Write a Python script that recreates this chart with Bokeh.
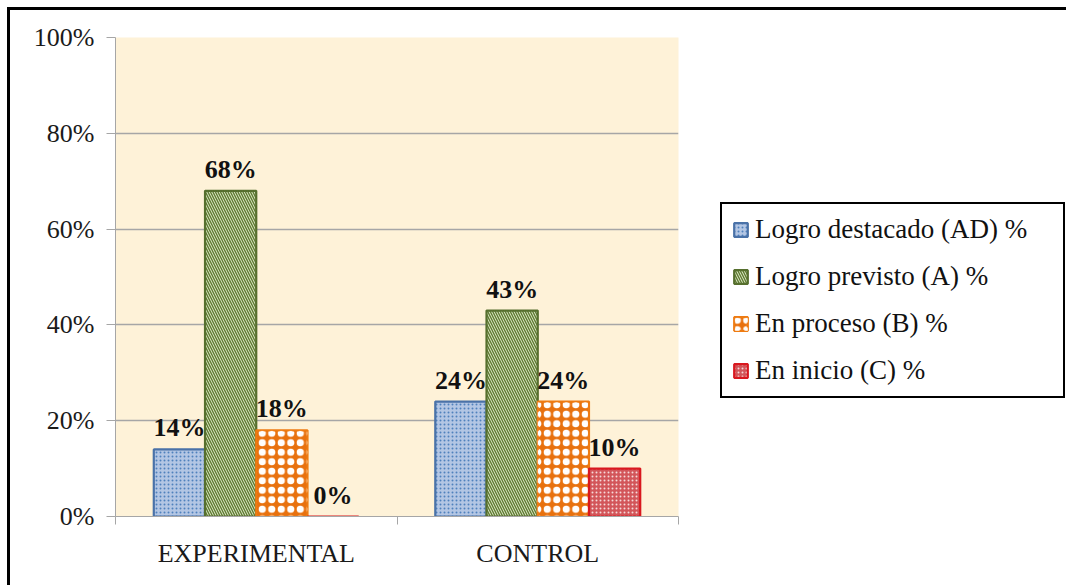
from bokeh.plotting import figure
from bokeh.models import ColumnDataSource, Legend, LegendItem, FixedTicker, PrintfTickFormatter
from bokeh.transform import dodge
from bokeh.core.properties import value
from bokeh.embed import file_html
from bokeh.resources import INLINE

# Categories, series and values
groups = ["EXPERIMENTAL", "CONTROL"]
series_names = ["Logro destacado (AD) %", "Logro previsto (A) %", "En proceso (B) %", "En inicio (C) %"]
logro_destacado = [14, 24]
logro_previsto = [68, 43]
en_proceso = [18, 24]
en_inicio = [0, 10]
y_ticks = [0, 20, 40, 60, 80, 100]

series_values = [logro_destacado, logro_previsto, en_proceso, en_inicio]

SERIF = "Liberation Serif"
GRID = "#A6A6A6"

# styling per series: fill, hatch pattern, hatch colour, scale, weight, outline
styles = [
    dict(fill_color="#B3C6E4", hatch_pattern="dot", hatch_color="#4F81BD",
         hatch_scale=4, hatch_weight=0.6, line_color="#4A72A8"),
    dict(fill_color="#DCE8C6", hatch_pattern="left_diagonal_line", hatch_color="#5F7A32",
         hatch_scale=5, hatch_weight=1.4, line_color="#566F2E"),
    dict(fill_color="#E8710E", hatch_pattern="ring", hatch_color="white",
         hatch_scale=9.5, hatch_weight=2.4, line_color="#EE7B12"),
    dict(fill_color="#D2565A", hatch_pattern="dot", hatch_color="#F6D8D8",
         hatch_scale=4, hatch_weight=0.5, line_color="#D9181F"),
]

bar_w = 0.182
offsets = [-1.5 * bar_w, -0.5 * bar_w, 0.5 * bar_w, 1.5 * bar_w]

centers = [i + 0.5 for i in range(len(groups))]

p = figure(frame_width=563, frame_height=479, x_range=(0, len(groups)), y_range=(0, 100),
           output_backend="svg", toolbar_location=None,
           min_border_left=105, min_border_top=27, min_border_right=388, min_border_bottom=69)
p.styles = {"margin-left": "7px", "margin-top": "7px",
            "border-top": "3px solid #000", "border-left": "3px solid #000"}

p.background_fill_color = "#FEF2D8"
p.border_fill_color = "white"
p.outline_line_color = None

items = []
for name, vals, st, off in zip(series_names, series_values, styles, offsets):
    src = ColumnDataSource(dict(x=centers, top=vals, label=[f"{v}%" for v in vals]))
    xs = dodge("x", off, range=p.x_range)
    r = p.vbar(x=xs, top="top", width=bar_w, bottom=0,
               source=src, line_width=2.2, **st)
    rends = [r]
    if st["hatch_pattern"] == "ring":
        # fill the centre of each ring so the white discs are solid
        rends.append(p.vbar(x=xs, top="top", width=bar_w, bottom=0, source=src,
                            fill_alpha=0, line_color=None, hatch_pattern="dot",
                            hatch_color="white", hatch_scale=st["hatch_scale"],
                            hatch_weight=0.5))
    p.text(x=xs, y="top", text="label", source=src,
           text_align="center", text_baseline="bottom", y_offset=-7,
           text_font=value(SERIF), text_font_style="bold", text_font_size="26px",
           text_color="#111111")
    items.append(LegendItem(label=name, renderers=rends))

# y axis
p.yaxis.ticker = FixedTicker(ticks=y_ticks)
p.yaxis.formatter = PrintfTickFormatter(format="%d%%")
p.yaxis.axis_line_color = GRID
p.yaxis.major_tick_line_color = GRID
p.yaxis.major_tick_out = 9
p.yaxis.major_tick_in = 0
p.yaxis.minor_tick_line_color = None
p.yaxis.major_label_standoff = 12
p.yaxis.major_label_text_font = SERIF
p.yaxis.major_label_text_font_size = "26px"
p.yaxis.major_label_text_color = "#1A1A1A"

# x axis: labels at group centres, tick marks at group boundaries
p.xaxis.ticker = FixedTicker(ticks=centers, minor_ticks=list(range(len(groups) + 1)))
p.xaxis.major_label_overrides = {c: g for c, g in zip(centers, groups)}
p.xaxis.axis_line_color = GRID
p.xaxis.major_tick_line_color = None
p.xaxis.major_tick_out = 0
p.xaxis.major_tick_in = 0
p.xaxis.minor_tick_line_color = GRID
p.xaxis.minor_tick_out = 8
p.xaxis.minor_tick_in = 0
p.xaxis.major_label_standoff = 14
p.xaxis.major_label_text_font = SERIF
p.xaxis.major_label_text_font_size = "26px"
p.xaxis.major_label_text_color = "#1A1A1A"

p.xgrid.grid_line_color = None
p.ygrid.grid_line_color = GRID
p.ygrid.grid_line_width = 1.3

legend = Legend(items=items, location=(42, 118), margin=0, padding=10,
                spacing=16, label_height=28, label_width=298,
                glyph_width=17, glyph_height=17, label_standoff=6,
                label_text_font=SERIF, label_text_font_size="27px",
                label_text_color="#111111",
                border_line_color="black", border_line_width=2.5, border_line_alpha=1.0,
                background_fill_color="white", background_fill_alpha=1.0)
p.add_layout(legend, "right")

open("out.html", "w").write(file_html(p, INLINE))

[TASK OBJECTIVE] Reproduce the full listing faithfully, but do not carry over any pictures.

[CORRECT RESPONSE]
Write a Python script that recreates this chart with Bokeh.
from bokeh.plotting import figure
from bokeh.models import ColumnDataSource, Legend, LegendItem, FixedTicker, PrintfTickFormatter
from bokeh.transform import dodge
from bokeh.core.properties import value
from bokeh.embed import file_html
from bokeh.resources import INLINE

# Categories, series and values
groups = ["EXPERIMENTAL", "CONTROL"]
series_names = ["Logro destacado (AD) %", "Logro previsto (A) %", "En proceso (B) %", "En inicio (C) %"]
logro_destacado = [14, 24]
logro_previsto = [68, 43]
en_proceso = [18, 24]
en_inicio = [0, 10]
y_ticks = [0, 20, 40, 60, 80, 100]

series_values = [logro_destacado, logro_previsto, en_proceso, en_inicio]

SERIF = "Liberation Serif"
GRID = "#A6A6A6"

# styling per series: fill, hatch pattern, hatch colour, scale, weight, outline
styles = [
    dict(fill_color="#B3C6E4", hatch_pattern="dot", hatch_color="#4F81BD",
         hatch_scale=4, hatch_weight=0.6, line_color="#4A72A8"),
    dict(fill_color="#DCE8C6", hatch_pattern="left_diagonal_line", hatch_color="#5F7A32",
         hatch_scale=5, hatch_weight=1.4, line_color="#566F2E"),
    dict(fill_color="#E8710E", hatch_pattern="ring", hatch_color="white",
         hatch_scale=9.5, hatch_weight=2.4, line_color="#EE7B12"),
    dict(fill_color="#D2565A", hatch_pattern="dot", hatch_color="#F6D8D8",
         hatch_scale=4, hatch_weight=0.5, line_color="#D9181F"),
]

bar_w = 0.182
offsets = [-1.5 * bar_w, -0.5 * bar_w, 0.5 * bar_w, 1.5 * bar_w]

centers = [i + 0.5 for i in range(len(groups))]

p = figure(frame_width=563, frame_height=479, x_range=(0, len(groups)), y_range=(0, 100),
           output_backend="svg", toolbar_location=None,
           min_border_left=105, min_border_top=27, min_border_right=388, min_border_bottom=69)
p.styles = {"margin-left": "7px", "margin-top": "7px",
            "border-top": "3px solid #000", "border-left": "3px solid #000"}

p.background_fill_color = "#FEF2D8"
p.border_fill_color = "white"
p.outline_line_color = None

items = []
for name, vals, st, off in zip(series_names, series_values, styles, offsets):
    src = ColumnDataSource(dict(x=centers, top=vals, label=[f"{v}%" for v in vals]))
    xs = dodge("x", off, range=p.x_range)
    r = p.vbar(x=xs, top="top", width=bar_w, bottom=0,
               source=src, line_width=2.2, **st)
    rends = [r]
    if st["hatch_pattern"] == "ring":
        # fill the centre of each ring so the white discs are solid
        rends.append(p.vbar(x=xs, top="top", width=bar_w, bottom=0, source=src,
                            fill_alpha=0, line_color=None, hatch_pattern="dot",
                            hatch_color="white", hatch_scale=st["hatch_scale"],
                            hatch_weight=0.5))
    p.text(x=xs, y="top", text="label", source=src,
           text_align="center", text_baseline="bottom", y_offset=-7,
           text_font=value(SERIF), text_font_style="bold", text_font_size="26px",
           text_color="#111111")
    items.append(LegendItem(label=name, renderers=rends))

# y axis
p.yaxis.ticker = FixedTicker(ticks=y_ticks)
p.yaxis.formatter = PrintfTickFormatter(format="%d%%")
p.yaxis.axis_line_color = GRID
p.yaxis.major_tick_line_color = GRID
p.yaxis.major_tick_out = 9
p.yaxis.major_tick_in = 0
p.yaxis.minor_tick_line_color = None
p.yaxis.major_label_standoff = 12
p.yaxis.major_label_text_font = SERIF
p.yaxis.major_label_text_font_size = "26px"
p.yaxis.major_label_text_color = "#1A1A1A"

# x axis: labels at group centres, tick marks at group boundaries
p.xaxis.ticker = FixedTicker(ticks=centers, minor_ticks=list(range(len(groups) + 1)))
p.xaxis.major_label_overrides = {c: g for c, g in zip(centers, groups)}
p.xaxis.axis_line_color = GRID
p.xaxis.major_tick_line_color = None
p.xaxis.major_tick_out = 0
p.xaxis.major_tick_in = 0
p.xaxis.minor_tick_line_color = GRID
p.xaxis.minor_tick_out = 8
p.xaxis.minor_tick_in = 0
p.xaxis.major_label_standoff = 14
p.xaxis.major_label_text_font = SERIF
p.xaxis.major_label_text_font_size = "26px"
p.xaxis.major_label_text_color = "#1A1A1A"

p.xgrid.grid_line_color = None
p.ygrid.grid_line_color = GRID
p.ygrid.grid_line_width = 1.3

legend = Legend(items=items, location=(42, 118), margin=0, padding=10,
                spacing=16, label_height=28, label_width=298,
                glyph_width=17, glyph_height=17, label_standoff=6,
                label_text_font=SERIF, label_text_font_size="27px",
                label_text_color="#111111",
                border_line_color="black", border_line_width=2.5, border_line_alpha=1.0,
                background_fill_color="white", background_fill_alpha=1.0)
p.add_layout(legend, "right")

open("out.html", "w").write(file_html(p, INLINE))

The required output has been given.